## START

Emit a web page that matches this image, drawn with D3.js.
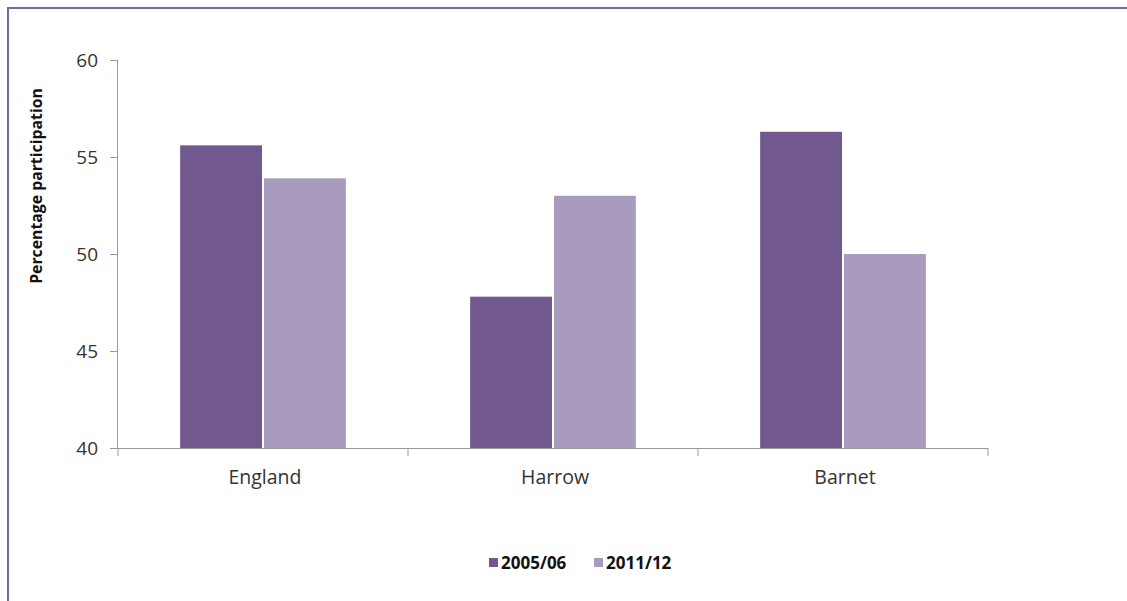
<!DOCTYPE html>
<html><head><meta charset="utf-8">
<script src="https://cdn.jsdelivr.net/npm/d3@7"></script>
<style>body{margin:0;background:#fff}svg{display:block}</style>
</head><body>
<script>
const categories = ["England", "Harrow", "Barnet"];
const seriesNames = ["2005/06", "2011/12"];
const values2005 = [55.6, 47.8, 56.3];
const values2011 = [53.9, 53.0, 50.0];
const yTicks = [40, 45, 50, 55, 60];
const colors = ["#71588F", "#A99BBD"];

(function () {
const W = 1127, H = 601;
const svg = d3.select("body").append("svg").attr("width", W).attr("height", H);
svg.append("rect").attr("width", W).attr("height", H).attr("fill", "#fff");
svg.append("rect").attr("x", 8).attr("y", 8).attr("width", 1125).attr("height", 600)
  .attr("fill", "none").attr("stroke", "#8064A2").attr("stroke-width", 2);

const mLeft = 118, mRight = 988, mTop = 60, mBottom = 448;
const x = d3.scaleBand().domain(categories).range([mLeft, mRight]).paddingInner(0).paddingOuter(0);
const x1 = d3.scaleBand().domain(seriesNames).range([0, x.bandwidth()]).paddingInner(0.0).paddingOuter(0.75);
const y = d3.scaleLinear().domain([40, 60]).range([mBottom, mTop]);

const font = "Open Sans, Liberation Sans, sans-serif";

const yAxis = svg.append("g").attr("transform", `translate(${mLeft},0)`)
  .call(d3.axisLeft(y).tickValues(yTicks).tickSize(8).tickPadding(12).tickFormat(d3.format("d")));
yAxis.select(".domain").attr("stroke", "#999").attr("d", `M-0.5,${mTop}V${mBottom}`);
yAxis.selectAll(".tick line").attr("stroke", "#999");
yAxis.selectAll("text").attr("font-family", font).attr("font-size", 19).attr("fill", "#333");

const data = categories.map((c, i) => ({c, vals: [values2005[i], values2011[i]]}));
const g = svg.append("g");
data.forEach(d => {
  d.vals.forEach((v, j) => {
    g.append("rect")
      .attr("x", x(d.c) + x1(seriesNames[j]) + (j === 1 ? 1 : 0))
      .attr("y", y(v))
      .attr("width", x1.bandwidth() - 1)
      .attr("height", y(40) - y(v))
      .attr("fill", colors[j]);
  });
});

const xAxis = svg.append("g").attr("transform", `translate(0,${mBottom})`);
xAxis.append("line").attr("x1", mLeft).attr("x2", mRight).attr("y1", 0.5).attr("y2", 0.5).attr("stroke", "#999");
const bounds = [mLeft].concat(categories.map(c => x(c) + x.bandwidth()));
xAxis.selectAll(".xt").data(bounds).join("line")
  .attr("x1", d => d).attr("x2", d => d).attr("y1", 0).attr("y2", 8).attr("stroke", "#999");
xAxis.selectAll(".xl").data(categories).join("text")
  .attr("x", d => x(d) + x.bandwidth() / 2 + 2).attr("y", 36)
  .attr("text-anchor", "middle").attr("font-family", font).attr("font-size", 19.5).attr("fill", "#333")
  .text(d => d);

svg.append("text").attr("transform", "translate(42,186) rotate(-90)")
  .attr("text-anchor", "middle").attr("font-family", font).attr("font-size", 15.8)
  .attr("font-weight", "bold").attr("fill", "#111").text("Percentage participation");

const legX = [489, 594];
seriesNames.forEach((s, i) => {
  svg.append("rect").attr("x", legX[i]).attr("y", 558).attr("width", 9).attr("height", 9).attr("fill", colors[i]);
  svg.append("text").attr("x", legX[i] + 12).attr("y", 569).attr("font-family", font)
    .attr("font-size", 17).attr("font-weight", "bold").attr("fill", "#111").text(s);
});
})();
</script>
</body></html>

## END

• Given problem: Extract the full listing above verbatim; pictures are to be left out of the copy.

• Completed task:
Emit a web page that matches this image, drawn with D3.js.
<!DOCTYPE html>
<html><head><meta charset="utf-8">
<script src="https://cdn.jsdelivr.net/npm/d3@7"></script>
<style>body{margin:0;background:#fff}svg{display:block}</style>
</head><body>
<script>
const categories = ["England", "Harrow", "Barnet"];
const seriesNames = ["2005/06", "2011/12"];
const values2005 = [55.6, 47.8, 56.3];
const values2011 = [53.9, 53.0, 50.0];
const yTicks = [40, 45, 50, 55, 60];
const colors = ["#71588F", "#A99BBD"];

(function () {
const W = 1127, H = 601;
const svg = d3.select("body").append("svg").attr("width", W).attr("height", H);
svg.append("rect").attr("width", W).attr("height", H).attr("fill", "#fff");
svg.append("rect").attr("x", 8).attr("y", 8).attr("width", 1125).attr("height", 600)
  .attr("fill", "none").attr("stroke", "#8064A2").attr("stroke-width", 2);

const mLeft = 118, mRight = 988, mTop = 60, mBottom = 448;
const x = d3.scaleBand().domain(categories).range([mLeft, mRight]).paddingInner(0).paddingOuter(0);
const x1 = d3.scaleBand().domain(seriesNames).range([0, x.bandwidth()]).paddingInner(0.0).paddingOuter(0.75);
const y = d3.scaleLinear().domain([40, 60]).range([mBottom, mTop]);

const font = "Open Sans, Liberation Sans, sans-serif";

const yAxis = svg.append("g").attr("transform", `translate(${mLeft},0)`)
  .call(d3.axisLeft(y).tickValues(yTicks).tickSize(8).tickPadding(12).tickFormat(d3.format("d")));
yAxis.select(".domain").attr("stroke", "#999").attr("d", `M-0.5,${mTop}V${mBottom}`);
yAxis.selectAll(".tick line").attr("stroke", "#999");
yAxis.selectAll("text").attr("font-family", font).attr("font-size", 19).attr("fill", "#333");

const data = categories.map((c, i) => ({c, vals: [values2005[i], values2011[i]]}));
const g = svg.append("g");
data.forEach(d => {
  d.vals.forEach((v, j) => {
    g.append("rect")
      .attr("x", x(d.c) + x1(seriesNames[j]) + (j === 1 ? 1 : 0))
      .attr("y", y(v))
      .attr("width", x1.bandwidth() - 1)
      .attr("height", y(40) - y(v))
      .attr("fill", colors[j]);
  });
});

const xAxis = svg.append("g").attr("transform", `translate(0,${mBottom})`);
xAxis.append("line").attr("x1", mLeft).attr("x2", mRight).attr("y1", 0.5).attr("y2", 0.5).attr("stroke", "#999");
const bounds = [mLeft].concat(categories.map(c => x(c) + x.bandwidth()));
xAxis.selectAll(".xt").data(bounds).join("line")
  .attr("x1", d => d).attr("x2", d => d).attr("y1", 0).attr("y2", 8).attr("stroke", "#999");
xAxis.selectAll(".xl").data(categories).join("text")
  .attr("x", d => x(d) + x.bandwidth() / 2 + 2).attr("y", 36)
  .attr("text-anchor", "middle").attr("font-family", font).attr("font-size", 19.5).attr("fill", "#333")
  .text(d => d);

svg.append("text").attr("transform", "translate(42,186) rotate(-90)")
  .attr("text-anchor", "middle").attr("font-family", font).attr("font-size", 15.8)
  .attr("font-weight", "bold").attr("fill", "#111").text("Percentage participation");

const legX = [489, 594];
seriesNames.forEach((s, i) => {
  svg.append("rect").attr("x", legX[i]).attr("y", 558).attr("width", 9).attr("height", 9).attr("fill", colors[i]);
  svg.append("text").attr("x", legX[i] + 12).attr("y", 569).attr("font-family", font)
    .attr("font-size", 17).attr("font-weight", "bold").attr("fill", "#111").text(s);
});
})();
</script>
</body></html>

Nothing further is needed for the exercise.